Traditionally, there is a tight coupling between the processor and main memory, allowing the processor to read from and write to main memory directly. The processor can also be connected to other input/output (I/O) devices, such as an SSD, graphics card or network adapter. Since these devices will typically run at different speeds, which are often much slower than the clock speed of the processor, if the processor were to read data from such a device, it would have to wait and sit idle while the data transfer is being completed. In practice, a mechanism called direct memory access (DMA) is used, which allows I/O devices to access main memory directly. With DMA, the CPU only triggers a read or write operation to an I/O device and then does other work, while the I/O device asynchronously writes or reads data from/to main memory.

From a systems programming perspective, I/O devices thus are not typically accessed directly by the CPU in the same way main memory is. Instead, communication works through the operating system and the driver for the I/O device. In practice, this means that we do not care that variables that we declare in code refer to memory locations in main memory, because the compiler will figure this out for us. The same is not true for accessing data on your SSD (in the form of files) or on your GPU. Here, we have to call routines provided by the operating system to get access to these data.

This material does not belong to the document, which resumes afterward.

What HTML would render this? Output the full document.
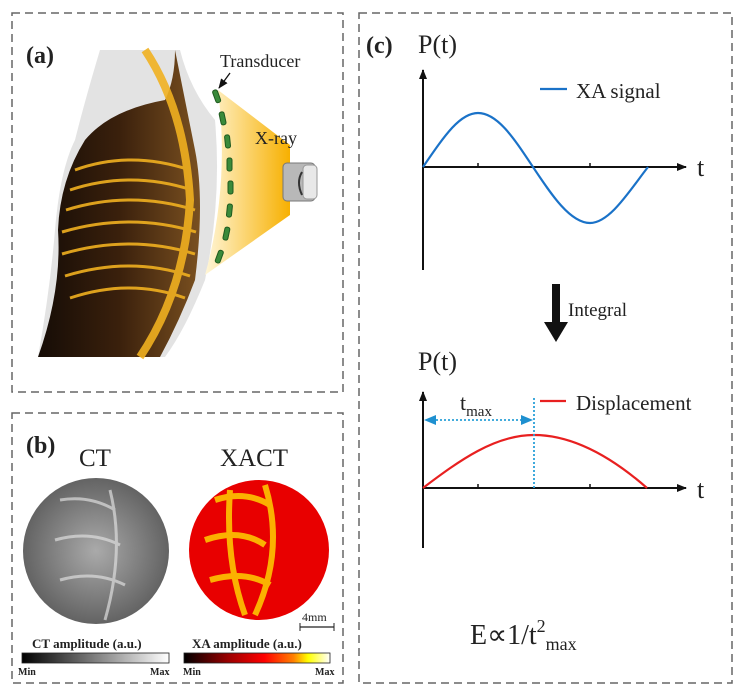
<!DOCTYPE html>
<html><head><meta charset="utf-8"><style>
html,body{margin:0;padding:0;background:#fff;}
svg{display:block;}
text{font-family:"Liberation Serif",serif;fill:#222;}
</style></head><body>
<svg width="741" height="692" viewBox="0 0 741 692" xmlns="http://www.w3.org/2000/svg">
<defs>
<linearGradient id="xr" x1="0" x2="1" y1="0" y2="0"><stop offset="0" stop-color="#fff6d8"/><stop offset="1" stop-color="#f7b000"/></linearGradient>
<linearGradient id="ctbar" x1="0" x2="1"><stop offset="0" stop-color="#000"/><stop offset="1" stop-color="#fff"/></linearGradient>
<linearGradient id="xabar" x1="0" x2="1"><stop offset="0" stop-color="#000"/><stop offset="0.3" stop-color="#900"/><stop offset="0.55" stop-color="#f00"/><stop offset="0.75" stop-color="#ff8000"/><stop offset="0.85" stop-color="#ff0"/><stop offset="1" stop-color="#fff"/></linearGradient>
<radialGradient id="ctg" cx="0.5" cy="0.5" r="0.6"><stop offset="0" stop-color="#aaa"/><stop offset="1" stop-color="#555"/></radialGradient>
<linearGradient id="body" x1="0" x2="1"><stop offset="0" stop-color="#150c06"/><stop offset="0.5" stop-color="#3a200c"/><stop offset="1" stop-color="#7a5020"/></linearGradient>
<marker id="ah" markerWidth="10" markerHeight="10" refX="9" refY="5" orient="auto" markerUnits="userSpaceOnUse"><path d="M0,1 L10,5 L0,9 z" fill="#111"/></marker>
</defs>
<g fill="none" stroke="#666" stroke-width="1.5" stroke-dasharray="8,5">
<rect x="12" y="13" width="331" height="379"/>
<rect x="12" y="413" width="331" height="270"/>
<rect x="359" y="13" width="373" height="670"/>
</g>
<!-- (a) -->
<text x="26" y="63" font-size="24" font-weight="bold">(a)</text>
<path d="M100,50 L180,50 Q190,90 215,120 Q222,200 205,280 Q185,330 165,357 L38,357 Q50,290 55,230 Q60,170 75,140 Q85,100 100,50 z" fill="#e0e0e0" opacity="0.9"/>
<path d="M98,50 L175,50 Q175,80 165,100 Q110,110 85,140 Q60,180 58,230 Q62,290 38,357 L160,357 Q180,320 195,280 Q205,200 195,150 Q185,100 175,50 z" fill="url(#body)"/>
<g stroke="#f0b020" stroke-width="3" fill="none" opacity="0.9">
<path d="M75,170 Q130,150 190,170"/><path d="M70,190 Q130,170 192,190"/><path d="M66,210 Q130,190 195,210"/><path d="M62,232 Q130,212 196,232"/><path d="M62,254 Q130,234 195,254"/><path d="M65,276 Q130,256 190,276"/><path d="M70,298 Q130,278 185,298"/>
<path d="M145,50 Q185,110 190,200 Q185,290 140,357" stroke-width="8"/>
</g>
<path d="M218,90 L290,145 L290,215 L205,275 Q230,185 218,90 z" fill="url(#xr)"/>
<g fill="#3a8a3a" stroke="#1f5a1f" stroke-width="1">
<rect x="214" y="90" width="5" height="13" rx="2" transform="rotate(-20 216 96)"/>
<rect x="220" y="112" width="5" height="13" rx="2" transform="rotate(-12 222 118)"/>
<rect x="225" y="135" width="5" height="13" rx="2" transform="rotate(-6 227 141)"/>
<rect x="227" y="158" width="5" height="13" rx="2"/>
<rect x="228" y="181" width="5" height="13" rx="2"/>
<rect x="227" y="204" width="5" height="13" rx="2" transform="rotate(6 229 210)"/>
<rect x="224" y="227" width="5" height="13" rx="2" transform="rotate(12 226 233)"/>
<rect x="217" y="250" width="5" height="13" rx="2" transform="rotate(20 219 256)"/>
</g>
<rect x="283" y="163" width="32" height="38" rx="4" fill="#b8b8b8" stroke="#777"/>
<rect x="303" y="165" width="14" height="34" rx="4" fill="#e8e8e8" stroke="#999"/>
<path d="M302,172 Q296,182 302,195" stroke="#333" stroke-width="2" fill="none"/>
<text x="220" y="67" font-size="18">Transducer</text>
<line x1="230" y1="73" x2="219" y2="88" stroke="#111" stroke-width="1.3" marker-end="url(#ah)"/>
<text x="255" y="144" font-size="18">X-ray</text>
<!-- (b) -->
<text x="26" y="453" font-size="24" font-weight="bold">(b)</text>
<text x="79" y="466" font-size="25">CT</text>
<text x="220" y="466" font-size="25">XACT</text>
<circle cx="96" cy="551" r="73" fill="url(#ctg)"/>
<g stroke="#ddd" stroke-width="3" fill="none" opacity="0.7">
<path d="M60,500 Q90,495 115,510"/><path d="M55,540 Q90,530 120,545"/><path d="M60,580 Q95,570 125,585"/><path d="M110,490 Q125,550 105,620"/>
</g>
<circle cx="259" cy="550" r="70" fill="#e80000"/>
<g stroke="#ffd000" stroke-width="6" fill="none" opacity="0.85">
<path d="M215,500 Q245,490 270,505"/><path d="M205,540 Q240,528 265,545"/><path d="M210,580 Q245,570 270,585"/><path d="M265,485 Q285,550 255,615"/><path d="M230,490 Q225,560 245,615"/>
</g>
<text x="302" y="621" font-size="12">4mm</text>
<line x1="300" y1="627" x2="334" y2="627" stroke="#222" stroke-width="1.3"/>
<line x1="300" y1="623" x2="300" y2="631" stroke="#222"/><line x1="334" y1="623" x2="334" y2="631" stroke="#222"/>
<text x="32" y="648" font-size="13" font-weight="bold">CT  amplitude  (a.u.)</text>
<text x="192" y="648" font-size="13" font-weight="bold">XA amplitude  (a.u.)</text>
<rect x="22" y="653" width="147" height="10" fill="url(#ctbar)" stroke="#222" stroke-width="0.8"/>
<rect x="184" y="653" width="146" height="10" fill="url(#xabar)" stroke="#222" stroke-width="0.8"/>
<text x="18" y="675" font-size="10" font-weight="bold">Min</text><text x="150" y="675" font-size="10" font-weight="bold">Max</text>
<text x="183" y="675" font-size="10" font-weight="bold">Min</text><text x="315" y="675" font-size="10" font-weight="bold">Max</text>
<!-- (c) -->
<text x="366" y="53" font-size="24" font-weight="bold">(c)</text>
<text x="418" y="53" font-size="26">P(t)</text>
<line x1="423" y1="270" x2="423" y2="70" stroke="#111" stroke-width="2" marker-end="url(#ah)"/>
<line x1="423" y1="167" x2="686" y2="167" stroke="#111" stroke-width="2" marker-end="url(#ah)"/>
<g stroke="#111" stroke-width="1.5"><line x1="478" y1="163" x2="478" y2="167"/><line x1="590" y1="163" x2="590" y2="167"/></g>
<path d="M423,167 C445,135 460,113 478,113 C498,113 515,140 533,167 C551,194 570,223 590,223 C610,223 630,190 648,167" fill="none" stroke="#1a72c8" stroke-width="2.2"/>
<line x1="540" y1="89" x2="567" y2="89" stroke="#1a72c8" stroke-width="2.2"/>
<text x="576" y="98" font-size="21">XA signal</text>
<text x="697" y="176" font-size="26">t</text>
<rect x="552" y="284" width="8" height="40" fill="#111"/>
<path d="M544,322 L568,322 L556,342 z" fill="#111"/>
<text x="568" y="316" font-size="19">Integral</text>
<text x="418" y="370" font-size="26">P(t)</text>
<line x1="423" y1="548" x2="423" y2="392" stroke="#111" stroke-width="2" marker-end="url(#ah)"/>
<line x1="423" y1="488" x2="686" y2="488" stroke="#111" stroke-width="2" marker-end="url(#ah)"/>
<g stroke="#111" stroke-width="1.5"><line x1="478" y1="484" x2="478" y2="488"/><line x1="590" y1="484" x2="590" y2="488"/></g>
<path d="M423,488 C460,460 495,435 534,435 C575,435 615,460 647,488" fill="none" stroke="#e82020" stroke-width="2.2"/>
<line x1="534" y1="398" x2="534" y2="488" stroke="#2aa0d8" stroke-width="1.8" stroke-dasharray="2,2"/>
<line x1="436" y1="420" x2="522" y2="420" stroke="#2aa0d8" stroke-width="1.8" stroke-dasharray="2,2"/>
<path d="M424,420 L436,415 L436,425 z" fill="#1e90d0"/><path d="M533,420 L521,415 L521,425 z" fill="#1e90d0"/>
<text x="460" y="410" font-size="22">t<tspan font-size="15" dy="6">max</tspan></text>
<line x1="540" y1="401" x2="566" y2="401" stroke="#e82020" stroke-width="2.2"/>
<text x="576" y="410" font-size="21">Displacement</text>
<text x="697" y="498" font-size="26">t</text>
<text x="470" y="644" font-size="28">E∝1/t<tspan font-size="18" dy="-12">2</tspan><tspan font-size="18" dy="18">max</tspan></text>
</svg>
</body></html>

Systems programming is a wide field, and depending on what types of systems you write, the information of this section might not apply to you. On an embedded system, for example, you might interface directly with I/O devices through writing to special memory addresses. The GameBoy handheld console, for example, required software to write the pixels that should be drawn directly to a special memory region which was then read by the display circuits. The study of such embedded systems with close interplay between hardware and software is interesting, however it is out of the scope for this courseThere is a course on embedded systems programming being taught at the same university that this course is taught, hence embedded systems are not covered in detail here., where we will focus on systems software for Unix-like systems. If you are interested in the nitty-gritty details of such a computer system, GBDEV is a good starting point.

Exercises

Matrix multiplication

A classical example where performance is dependend on cache access is matrix multiplication. Write a small Rust program that multiplies two N-by-N matrices of f64 values with each other and measure the performance of this operation. Store the matrix data in a one-dimensional array, like so:

#![allow(unused)]
fn main() {
struct Matrix4x4 {
    data: [f64; 16],
}
}

There are two ways of mapping the two-dimensional matrix to the one-dimensional array: Row-major and column-major order. Given a row and column index (row, col), look up how to calculate the corresponding index in the 1D-array for row-major and column-major memory layout. Then implement the matrix multiplication routine like so:

#![allow(unused)]
fn main() {
fn matrix_mul(l: &Matrix4x4, r: &Matrix4x4) -> Matrix4x4 {
    let mut vals = [0.0; 16];
    for col in 0..4 {
        for row in 0..4 {
            for idx in 0..4 {
                // TODO Calculate l_idx, r_idx, and dst_idx. Do this once for row-major, and once for column-major
                // layout (in two separate matrix_mul functions)
                vals[dst_idx] += l.vals[l_idx] * r.vals[r_idx];
            }
        }
    }
    Matrix4x4{
        data: vals,
    }
}
}

To measure the runtime, you can use Instant::now(). In order to get some reasonable values, create a Vec with a few thousand matrices and multiply every two adjacent matrices (i.e. index 0 and 1, index 1 and 2, and so on). Do this for row-major and column-major order. Start with a small matrix of 4*4 elements, as shown here, and move up to 8*8, 16*16 and 32*32 elements. Comparing the row-major and column-major functions, which perform the same number of instructions and memory accesses, what do you observe?